----- Data shown

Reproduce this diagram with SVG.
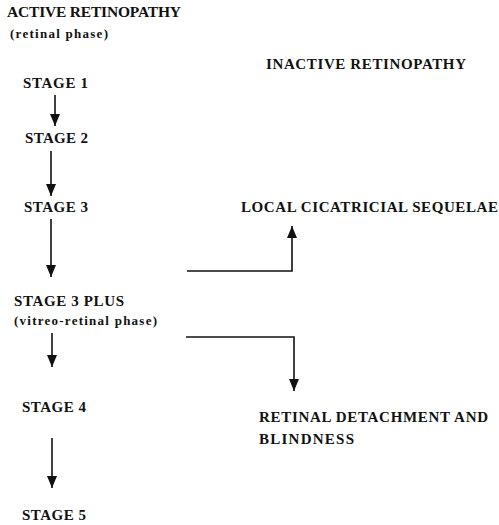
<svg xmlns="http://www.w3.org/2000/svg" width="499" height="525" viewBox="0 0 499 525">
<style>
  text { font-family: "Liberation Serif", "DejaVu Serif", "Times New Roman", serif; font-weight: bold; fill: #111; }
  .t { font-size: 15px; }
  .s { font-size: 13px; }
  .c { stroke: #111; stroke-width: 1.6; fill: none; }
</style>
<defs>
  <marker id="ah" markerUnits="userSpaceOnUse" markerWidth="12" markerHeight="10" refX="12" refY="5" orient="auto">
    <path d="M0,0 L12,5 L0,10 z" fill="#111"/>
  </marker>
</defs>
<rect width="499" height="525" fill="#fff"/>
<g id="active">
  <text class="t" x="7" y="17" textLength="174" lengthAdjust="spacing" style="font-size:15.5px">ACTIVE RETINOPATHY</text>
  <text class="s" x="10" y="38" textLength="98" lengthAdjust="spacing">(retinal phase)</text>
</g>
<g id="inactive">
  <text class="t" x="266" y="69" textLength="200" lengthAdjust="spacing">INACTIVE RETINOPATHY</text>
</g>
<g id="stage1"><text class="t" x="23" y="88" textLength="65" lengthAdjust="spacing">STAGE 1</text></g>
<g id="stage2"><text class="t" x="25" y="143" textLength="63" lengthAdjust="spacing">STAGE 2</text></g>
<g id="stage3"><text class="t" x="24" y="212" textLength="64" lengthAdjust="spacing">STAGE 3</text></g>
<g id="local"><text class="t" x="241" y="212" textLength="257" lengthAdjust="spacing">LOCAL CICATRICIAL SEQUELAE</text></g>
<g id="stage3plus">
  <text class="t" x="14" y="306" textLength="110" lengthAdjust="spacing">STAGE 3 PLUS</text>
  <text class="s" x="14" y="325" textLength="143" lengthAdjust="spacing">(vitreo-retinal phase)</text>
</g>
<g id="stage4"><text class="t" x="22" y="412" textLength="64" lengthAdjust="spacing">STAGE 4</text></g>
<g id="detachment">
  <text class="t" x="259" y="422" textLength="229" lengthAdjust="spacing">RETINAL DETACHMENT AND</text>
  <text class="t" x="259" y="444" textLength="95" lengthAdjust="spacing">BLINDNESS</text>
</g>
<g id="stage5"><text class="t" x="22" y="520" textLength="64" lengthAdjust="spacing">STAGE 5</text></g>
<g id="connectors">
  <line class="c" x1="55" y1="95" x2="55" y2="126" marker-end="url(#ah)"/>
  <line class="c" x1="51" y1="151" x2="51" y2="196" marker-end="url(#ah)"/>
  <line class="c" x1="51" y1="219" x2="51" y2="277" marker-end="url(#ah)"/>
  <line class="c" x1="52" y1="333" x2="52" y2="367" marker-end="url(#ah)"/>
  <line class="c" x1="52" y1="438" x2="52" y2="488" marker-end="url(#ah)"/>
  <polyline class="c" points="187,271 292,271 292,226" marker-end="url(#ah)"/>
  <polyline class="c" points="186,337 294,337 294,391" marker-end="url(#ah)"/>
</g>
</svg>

----------
----- Data shown

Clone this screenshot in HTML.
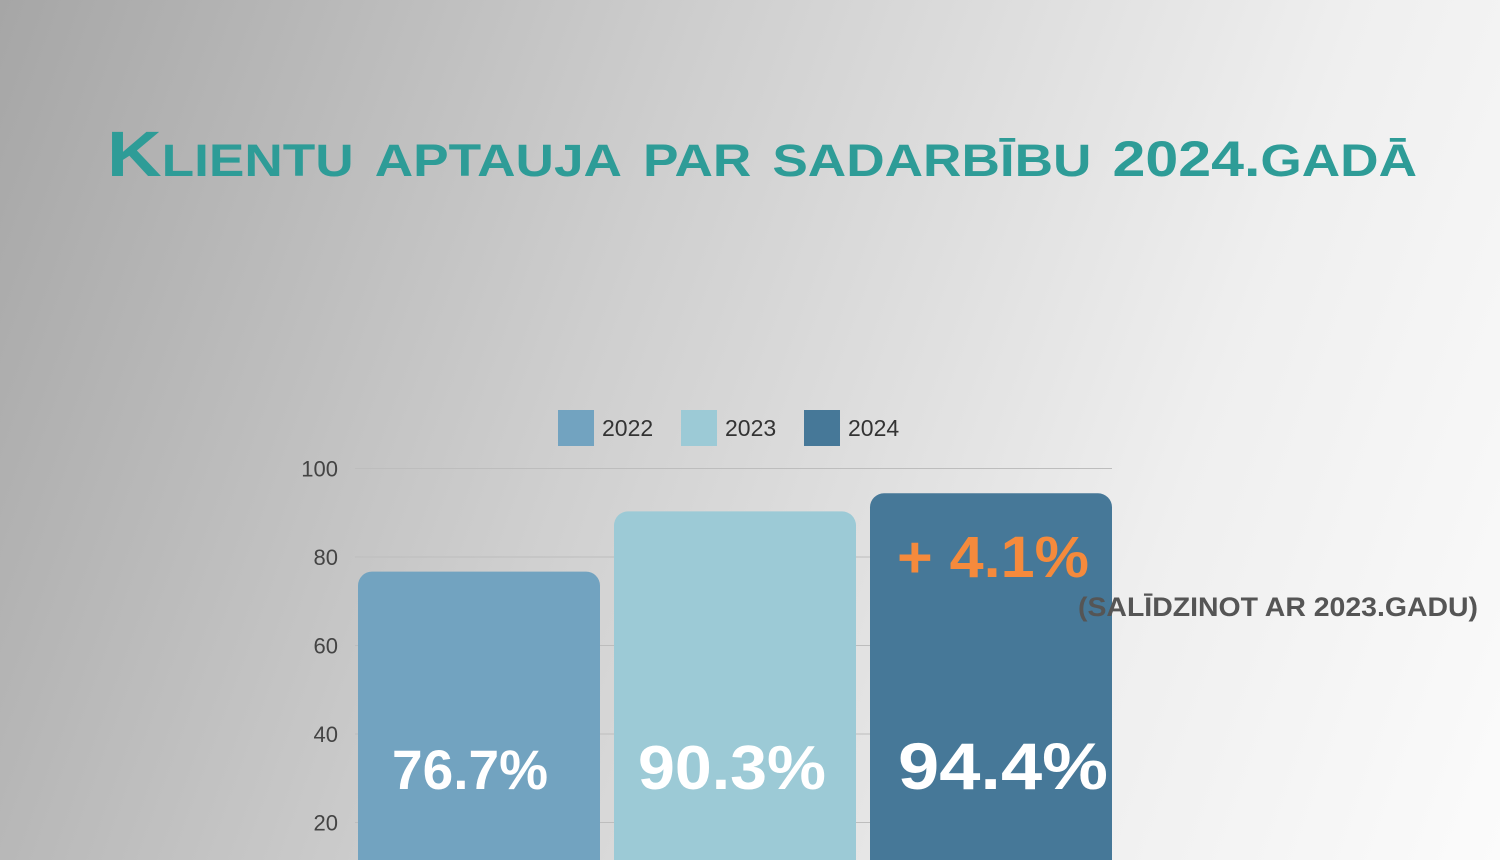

----------
----- Data shown

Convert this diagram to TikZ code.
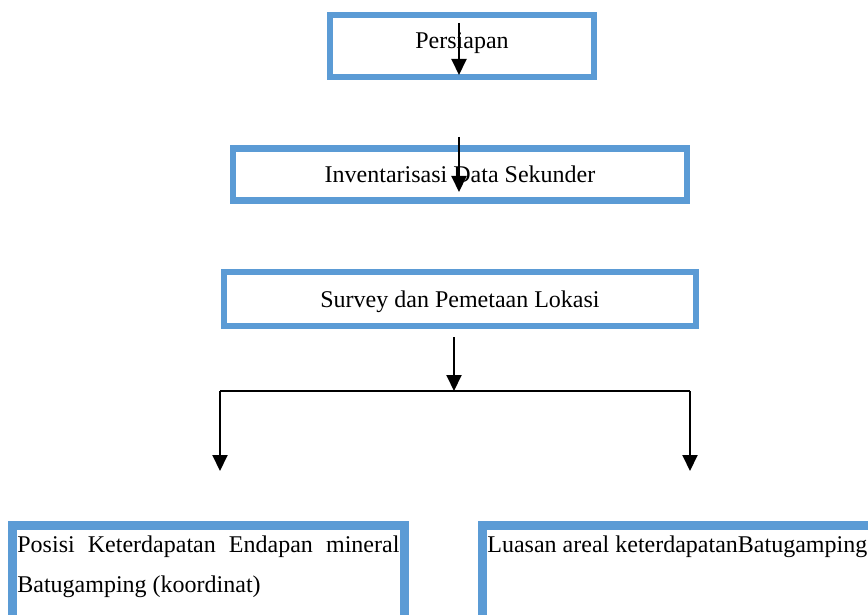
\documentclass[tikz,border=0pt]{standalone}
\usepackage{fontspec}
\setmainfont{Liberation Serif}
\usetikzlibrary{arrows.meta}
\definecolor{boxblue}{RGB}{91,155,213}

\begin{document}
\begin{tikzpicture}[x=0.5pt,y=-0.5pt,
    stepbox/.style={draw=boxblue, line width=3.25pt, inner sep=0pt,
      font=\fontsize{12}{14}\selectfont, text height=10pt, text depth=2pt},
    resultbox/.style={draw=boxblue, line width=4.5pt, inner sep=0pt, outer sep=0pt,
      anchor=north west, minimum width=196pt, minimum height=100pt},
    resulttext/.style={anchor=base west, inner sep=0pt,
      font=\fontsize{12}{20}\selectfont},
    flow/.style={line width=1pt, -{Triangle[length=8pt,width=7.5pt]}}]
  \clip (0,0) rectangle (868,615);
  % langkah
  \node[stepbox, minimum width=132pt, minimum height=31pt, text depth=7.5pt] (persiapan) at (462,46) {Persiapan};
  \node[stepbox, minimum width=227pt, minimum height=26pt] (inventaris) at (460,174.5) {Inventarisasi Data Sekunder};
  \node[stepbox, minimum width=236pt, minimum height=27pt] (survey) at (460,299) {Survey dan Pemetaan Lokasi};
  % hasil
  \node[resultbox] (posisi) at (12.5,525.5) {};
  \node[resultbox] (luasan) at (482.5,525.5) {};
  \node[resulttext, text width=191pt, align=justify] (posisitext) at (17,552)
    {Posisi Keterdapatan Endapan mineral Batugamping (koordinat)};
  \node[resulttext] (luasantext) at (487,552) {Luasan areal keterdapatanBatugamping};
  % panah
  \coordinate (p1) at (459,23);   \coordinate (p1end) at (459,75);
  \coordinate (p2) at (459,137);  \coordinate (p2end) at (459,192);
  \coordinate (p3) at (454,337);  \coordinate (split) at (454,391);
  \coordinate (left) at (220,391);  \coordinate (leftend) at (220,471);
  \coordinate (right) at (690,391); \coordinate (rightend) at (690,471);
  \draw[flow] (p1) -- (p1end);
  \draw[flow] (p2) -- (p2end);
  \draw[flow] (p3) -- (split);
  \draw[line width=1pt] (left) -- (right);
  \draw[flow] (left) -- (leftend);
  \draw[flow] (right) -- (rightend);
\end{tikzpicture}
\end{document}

----------

◆ What to do
Gather each line of the listing containing the word "diagram" and show it.

◆ The result
Reproduce this diagram with SVG.
Convert this diagram to TikZ code.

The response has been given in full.